# Exercise objective
All material below is to be reproduced exactly.

# Dataset content
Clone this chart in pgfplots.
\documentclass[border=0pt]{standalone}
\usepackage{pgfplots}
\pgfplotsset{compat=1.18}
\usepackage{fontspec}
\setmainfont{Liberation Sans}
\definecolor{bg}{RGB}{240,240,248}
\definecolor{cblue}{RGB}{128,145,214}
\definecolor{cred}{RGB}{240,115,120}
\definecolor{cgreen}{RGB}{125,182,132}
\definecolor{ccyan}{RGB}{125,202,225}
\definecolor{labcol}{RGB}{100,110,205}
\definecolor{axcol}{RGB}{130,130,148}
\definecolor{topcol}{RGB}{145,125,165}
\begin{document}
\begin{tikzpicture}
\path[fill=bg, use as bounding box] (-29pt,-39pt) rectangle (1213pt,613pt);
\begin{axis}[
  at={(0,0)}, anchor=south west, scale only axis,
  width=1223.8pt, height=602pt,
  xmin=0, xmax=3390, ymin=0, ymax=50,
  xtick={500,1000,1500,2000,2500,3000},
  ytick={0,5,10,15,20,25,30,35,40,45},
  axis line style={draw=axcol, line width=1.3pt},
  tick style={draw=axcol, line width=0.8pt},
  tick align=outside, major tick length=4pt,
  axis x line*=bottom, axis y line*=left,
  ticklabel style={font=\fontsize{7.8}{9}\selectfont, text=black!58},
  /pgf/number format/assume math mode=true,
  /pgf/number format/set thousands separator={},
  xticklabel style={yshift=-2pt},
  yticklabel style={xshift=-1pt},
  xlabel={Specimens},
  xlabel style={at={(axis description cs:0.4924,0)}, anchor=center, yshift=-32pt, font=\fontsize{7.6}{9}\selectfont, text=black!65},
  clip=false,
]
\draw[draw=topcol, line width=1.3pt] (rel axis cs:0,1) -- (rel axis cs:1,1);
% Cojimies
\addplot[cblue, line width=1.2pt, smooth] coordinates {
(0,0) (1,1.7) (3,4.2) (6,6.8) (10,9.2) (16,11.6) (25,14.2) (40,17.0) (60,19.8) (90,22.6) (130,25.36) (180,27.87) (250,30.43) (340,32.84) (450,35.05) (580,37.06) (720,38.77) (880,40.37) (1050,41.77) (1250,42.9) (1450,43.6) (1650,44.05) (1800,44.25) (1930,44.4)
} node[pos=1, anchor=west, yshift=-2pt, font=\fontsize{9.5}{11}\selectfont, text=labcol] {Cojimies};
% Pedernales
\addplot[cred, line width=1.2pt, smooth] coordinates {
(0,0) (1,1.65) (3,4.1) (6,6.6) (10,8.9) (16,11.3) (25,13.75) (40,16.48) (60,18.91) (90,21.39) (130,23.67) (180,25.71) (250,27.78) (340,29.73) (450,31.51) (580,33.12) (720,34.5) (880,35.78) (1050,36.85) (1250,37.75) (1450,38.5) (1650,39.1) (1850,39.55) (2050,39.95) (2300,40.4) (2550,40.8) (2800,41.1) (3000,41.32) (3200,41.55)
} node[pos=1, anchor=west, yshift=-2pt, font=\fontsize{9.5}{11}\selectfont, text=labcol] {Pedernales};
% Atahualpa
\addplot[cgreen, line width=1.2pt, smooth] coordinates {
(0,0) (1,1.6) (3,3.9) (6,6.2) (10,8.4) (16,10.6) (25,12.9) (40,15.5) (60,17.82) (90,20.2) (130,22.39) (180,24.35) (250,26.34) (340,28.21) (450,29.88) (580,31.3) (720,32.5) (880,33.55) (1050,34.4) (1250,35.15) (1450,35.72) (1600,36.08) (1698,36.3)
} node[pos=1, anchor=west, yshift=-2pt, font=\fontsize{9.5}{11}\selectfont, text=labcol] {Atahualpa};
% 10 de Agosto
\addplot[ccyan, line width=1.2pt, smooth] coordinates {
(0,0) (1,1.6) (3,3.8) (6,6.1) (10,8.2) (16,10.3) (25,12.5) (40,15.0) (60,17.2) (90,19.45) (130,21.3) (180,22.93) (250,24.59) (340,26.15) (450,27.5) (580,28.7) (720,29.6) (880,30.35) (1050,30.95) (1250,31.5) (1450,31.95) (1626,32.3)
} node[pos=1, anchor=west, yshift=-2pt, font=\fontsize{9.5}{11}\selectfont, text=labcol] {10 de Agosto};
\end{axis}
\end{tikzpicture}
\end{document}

# Answer for this exercise
Clone this chart in pgfplots.
\documentclass[border=0pt]{standalone}
\usepackage{pgfplots}
\pgfplotsset{compat=1.18}
\usepackage{fontspec}
\setmainfont{Liberation Sans}
\definecolor{bg}{RGB}{240,240,248}
\definecolor{cblue}{RGB}{128,145,214}
\definecolor{cred}{RGB}{240,115,120}
\definecolor{cgreen}{RGB}{125,182,132}
\definecolor{ccyan}{RGB}{125,202,225}
\definecolor{labcol}{RGB}{100,110,205}
\definecolor{axcol}{RGB}{130,130,148}
\definecolor{topcol}{RGB}{145,125,165}
\begin{document}
\begin{tikzpicture}
\path[fill=bg, use as bounding box] (-29pt,-39pt) rectangle (1213pt,613pt);
\begin{axis}[
  at={(0,0)}, anchor=south west, scale only axis,
  width=1223.8pt, height=602pt,
  xmin=0, xmax=3390, ymin=0, ymax=50,
  xtick={500,1000,1500,2000,2500,3000},
  ytick={0,5,10,15,20,25,30,35,40,45},
  axis line style={draw=axcol, line width=1.3pt},
  tick style={draw=axcol, line width=0.8pt},
  tick align=outside, major tick length=4pt,
  axis x line*=bottom, axis y line*=left,
  ticklabel style={font=\fontsize{7.8}{9}\selectfont, text=black!58},
  /pgf/number format/assume math mode=true,
  /pgf/number format/set thousands separator={},
  xticklabel style={yshift=-2pt},
  yticklabel style={xshift=-1pt},
  xlabel={Specimens},
  xlabel style={at={(axis description cs:0.4924,0)}, anchor=center, yshift=-32pt, font=\fontsize{7.6}{9}\selectfont, text=black!65},
  clip=false,
]
\draw[draw=topcol, line width=1.3pt] (rel axis cs:0,1) -- (rel axis cs:1,1);
% Cojimies
\addplot[cblue, line width=1.2pt, smooth] coordinates {
(0,0) (1,1.7) (3,4.2) (6,6.8) (10,9.2) (16,11.6) (25,14.2) (40,17.0) (60,19.8) (90,22.6) (130,25.36) (180,27.87) (250,30.43) (340,32.84) (450,35.05) (580,37.06) (720,38.77) (880,40.37) (1050,41.77) (1250,42.9) (1450,43.6) (1650,44.05) (1800,44.25) (1930,44.4)
} node[pos=1, anchor=west, yshift=-2pt, font=\fontsize{9.5}{11}\selectfont, text=labcol] {Cojimies};
% Pedernales
\addplot[cred, line width=1.2pt, smooth] coordinates {
(0,0) (1,1.65) (3,4.1) (6,6.6) (10,8.9) (16,11.3) (25,13.75) (40,16.48) (60,18.91) (90,21.39) (130,23.67) (180,25.71) (250,27.78) (340,29.73) (450,31.51) (580,33.12) (720,34.5) (880,35.78) (1050,36.85) (1250,37.75) (1450,38.5) (1650,39.1) (1850,39.55) (2050,39.95) (2300,40.4) (2550,40.8) (2800,41.1) (3000,41.32) (3200,41.55)
} node[pos=1, anchor=west, yshift=-2pt, font=\fontsize{9.5}{11}\selectfont, text=labcol] {Pedernales};
% Atahualpa
\addplot[cgreen, line width=1.2pt, smooth] coordinates {
(0,0) (1,1.6) (3,3.9) (6,6.2) (10,8.4) (16,10.6) (25,12.9) (40,15.5) (60,17.82) (90,20.2) (130,22.39) (180,24.35) (250,26.34) (340,28.21) (450,29.88) (580,31.3) (720,32.5) (880,33.55) (1050,34.4) (1250,35.15) (1450,35.72) (1600,36.08) (1698,36.3)
} node[pos=1, anchor=west, yshift=-2pt, font=\fontsize{9.5}{11}\selectfont, text=labcol] {Atahualpa};
% 10 de Agosto
\addplot[ccyan, line width=1.2pt, smooth] coordinates {
(0,0) (1,1.6) (3,3.8) (6,6.1) (10,8.2) (16,10.3) (25,12.5) (40,15.0) (60,17.2) (90,19.45) (130,21.3) (180,22.93) (250,24.59) (340,26.15) (450,27.5) (580,28.7) (720,29.6) (880,30.35) (1050,30.95) (1250,31.5) (1450,31.95) (1626,32.3)
} node[pos=1, anchor=west, yshift=-2pt, font=\fontsize{9.5}{11}\selectfont, text=labcol] {10 de Agosto};
\end{axis}
\end{tikzpicture}
\end{document}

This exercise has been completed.